My parents each had long love affairs during their marriage. My question is when did Mama find the time and when did Daddy get the gumption?
Mama seemed the human manifestation of perpetual motion. She tended an acre garden with neat straight rows of vigorously growing vegetable of glorious hues. She gathered bushels and bushels of harvest all during the long growing season and set to canning and preserving. We kids were served a hearty breakfast, handed a bag lunch for school and came home to a fine supper the table covered with vegetable dishes from that which had been in the dirt that morning.
Mama was busy. She:
ironed all the clothes, many of which she made;
kept the house spic and span;
planted an orchard and kept the fruit trees in good trim;
was president of the PTA;
hosted dinner parties, bridge parties, cocktail parties with lots of dancing;
mowed the lawn – half the eight acres was grass;
held my horses for endless hours at horse shows;
built my barn, with a hand saw as my sister recently reminded me;
baked a cake for the neighbor down the road whose wife had died;
taught tennis lessons on our clay court.
In the meantime my southern through and through father had chosen well his life’s mate, the dairy farm girl with German staunch.
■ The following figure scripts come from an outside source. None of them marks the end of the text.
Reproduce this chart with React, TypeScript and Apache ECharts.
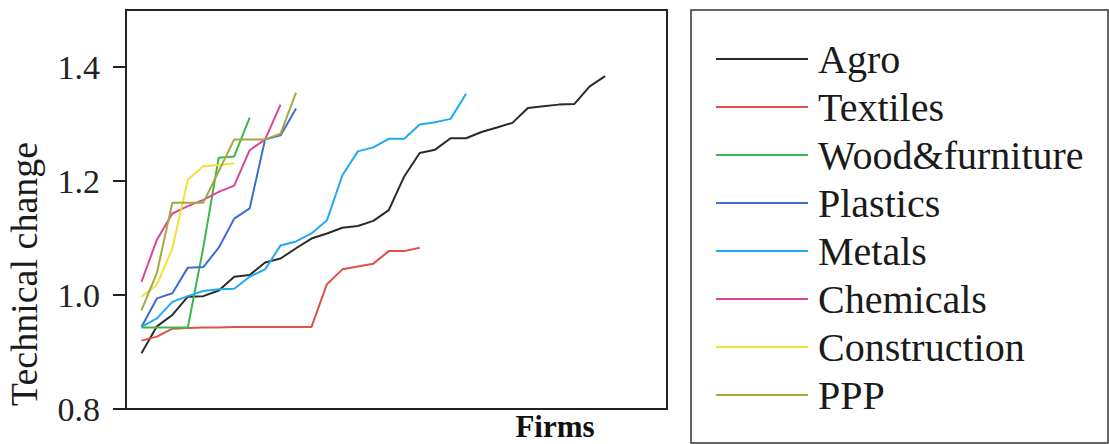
import React, { useEffect, useRef } from "react";
import * as echarts from "echarts";

// Technical change by firm (firms ranked)
const agro = [0.898, 0.945, 0.965, 0.997, 0.998, 1.008, 1.032, 1.035, 1.057, 1.064, 1.082, 1.099, 1.108, 1.118, 1.121, 1.13, 1.149, 1.208, 1.249, 1.255, 1.275, 1.275, 1.286, 1.294, 1.302, 1.328, 1.331, 1.334, 1.335, 1.366, 1.384];
const textiles = [0.92, 0.927, 0.941, 0.942, 0.943, 0.943, 0.944, 0.944, 0.944, 0.944, 0.944, 0.944, 1.019, 1.045, 1.05, 1.055, 1.077, 1.077, 1.083];
const wood = [0.943, 0.943, 0.943, 0.943, 1.083, 1.241, 1.243, 1.311];
const plastics = [0.944, 0.994, 1.003, 1.048, 1.049, 1.083, 1.134, 1.152, 1.273, 1.28, 1.327];
const metals = [0.944, 0.959, 0.988, 0.998, 1.007, 1.01, 1.011, 1.032, 1.045, 1.087, 1.094, 1.108, 1.131, 1.21, 1.252, 1.259, 1.274, 1.274, 1.299, 1.303, 1.309, 1.353];
const chemicals = [1.023, 1.097, 1.143, 1.156, 1.167, 1.181, 1.192, 1.254, 1.273, 1.334];
const construction = [0.997, 1.018, 1.082, 1.202, 1.226, 1.228, 1.231];
const ppp = [0.973, 1.039, 1.162, 1.162, 1.162, 1.217, 1.273, 1.273, 1.273, 1.283, 1.355];

const seriesNames = ["Agro", "Textiles", "Wood&furniture", "Plastics", "Metals", "Chemicals", "Construction", "PPP"];
const seriesValues = [agro, textiles, wood, plastics, metals, chemicals, construction, ppp];
const seriesColors = ["#2a2a2a", "#e0504a", "#3cb84a", "#3a6fd0", "#22aaf0", "#d9479d", "#f2e23a", "#a8a840"];
const yTicks = [0.8, 1.0, 1.2, 1.4];

const SERIF = "'Liberation Serif', 'Times New Roman', serif";

export default function App() {
  const ref = useRef<HTMLDivElement>(null);
  useEffect(() => {
    if (!ref.current) return;
    const chart = echarts.init(ref.current, null, { renderer: "svg" });
    chart.setOption({
      animation: false,
      backgroundColor: "#ffffff",
      grid: {
        left: 126,
        top: 10,
        right: 442,
        bottom: 35,
        show: true,
        borderColor: "#222",
        borderWidth: 2,
        backgroundColor: "transparent",
      },
      xAxis: {
        type: "value",
        min: 0,
        max: 35,
        axisLine: { show: false },
        axisTick: { show: false },
        axisLabel: { show: false },
        splitLine: { show: false },
      },
      yAxis: {
        type: "value",
        min: 0.8,
        max: 1.5,
        axisLine: { show: true, lineStyle: { color: "#222", width: 2 } },
        axisTick: {
          show: true,
          inside: false,
          length: 13,
          lineStyle: { color: "#222", width: 2 },
          customValues: yTicks,
        },
        axisLabel: {
          margin: 26,
          color: "#222",
          fontFamily: SERIF,
          fontSize: 34,
          customValues: yTicks,
          formatter: (v: number) => v.toFixed(1),
        },
        splitLine: { show: false },
      },
      legend: {
        orient: "vertical",
        left: 716,
        top: 39,
        padding: 0,
        itemWidth: 92,
        itemHeight: 2,
        itemGap: 8,
        icon: "rect",
        selectedMode: false,
        textStyle: {
          fontFamily: SERIF,
          fontSize: 40,
          lineHeight: 40,
          color: "#1a1a1a",
          padding: [0, 0, 0, 5],
        },
        data: seriesNames,
      },
      graphic: [
        {
          type: "rect",
          shape: { x: 691, y: 10, width: 417, height: 433 },
          style: { fill: "none", stroke: "#333", lineWidth: 1.5 },
          silent: true,
        },
        {
          type: "text",
          x: 24,
          y: 274,
          rotation: Math.PI / 2,
          style: {
            text: "Technical change",
            font: `38px ${SERIF}`,
            fill: "#1a1a1a",
            align: "center",
            verticalAlign: "middle",
          },
        },
        {
          type: "text",
          x: 555,
          y: 426,
          style: {
            text: "Firms",
            font: `bold 31px ${SERIF}`,
            fill: "#111",
            align: "center",
            verticalAlign: "middle",
          },
        },
      ],
      series: seriesNames.map((name, i) => ({
        name,
        type: "line",
        showSymbol: false,
        symbol: "none",
        color: seriesColors[i],
        lineStyle: { color: seriesColors[i], width: 2 },
        data: seriesValues[i].map((v, k) => [k + 1, v]),
      })),
    });
    return () => chart.dispose();
  }, []);
  return <div ref={ref} style={{ width: 1109, height: 444, position: "absolute", left: 0, top: 0 }} />;
}
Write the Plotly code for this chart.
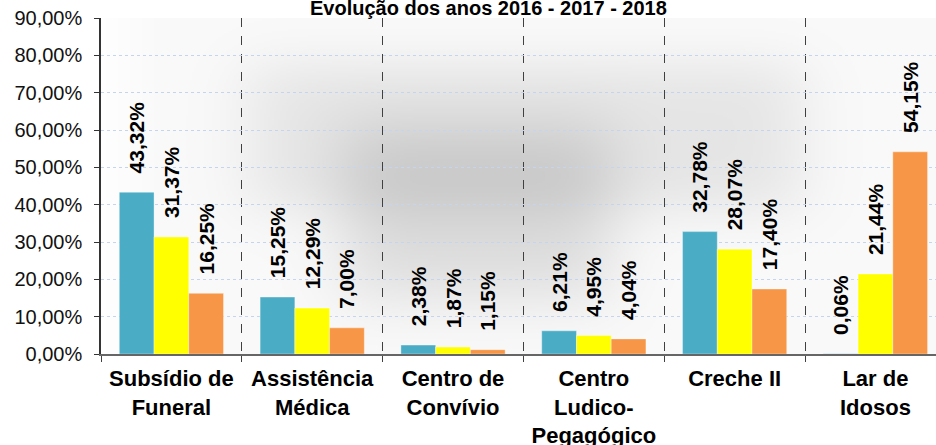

Daddy was the softer side of life. He enjoyed a toddy of the evening. He was a little dreamy. He found his true peace after we four rambunctious kids had finally vacated the premises. We were like that room covered in ping pong balls balanced on mouse traps. Remember that image? I think it was Walt Disney who dropped the single ping pong ball into the middle of the room covered by the primed mouse traps.
Daddy liked reciting poetry, sitting quietly, musing…the stuff of an artistic nature. I’ve heard that Einstein created out a similar interior space. Daddy invented things. I’d tell him, “Daddy you could make a million dollars with that!” But that would be too concrete, too effortful. He liked the creative part.
We had a little run about we’d take to Alatoona Lake for water skiing and swimming. Daddy drove the boat while we took turns skiing. Mama could take off from shore on a slalom ski. SHE WAS AWESOME! We spent all day roasting under the Georgia sun. Two days later our skin would erupt into chains of bubbles and we kids would compete who could peal the longest piece of intact sloughed skin.
My mother ran the show and Daddy made it fun with his calm, accepting and humorous wisdom. They had a wonderful marriage. Both had long love affairs. Sixty-six years their love affairs lasted – with each other.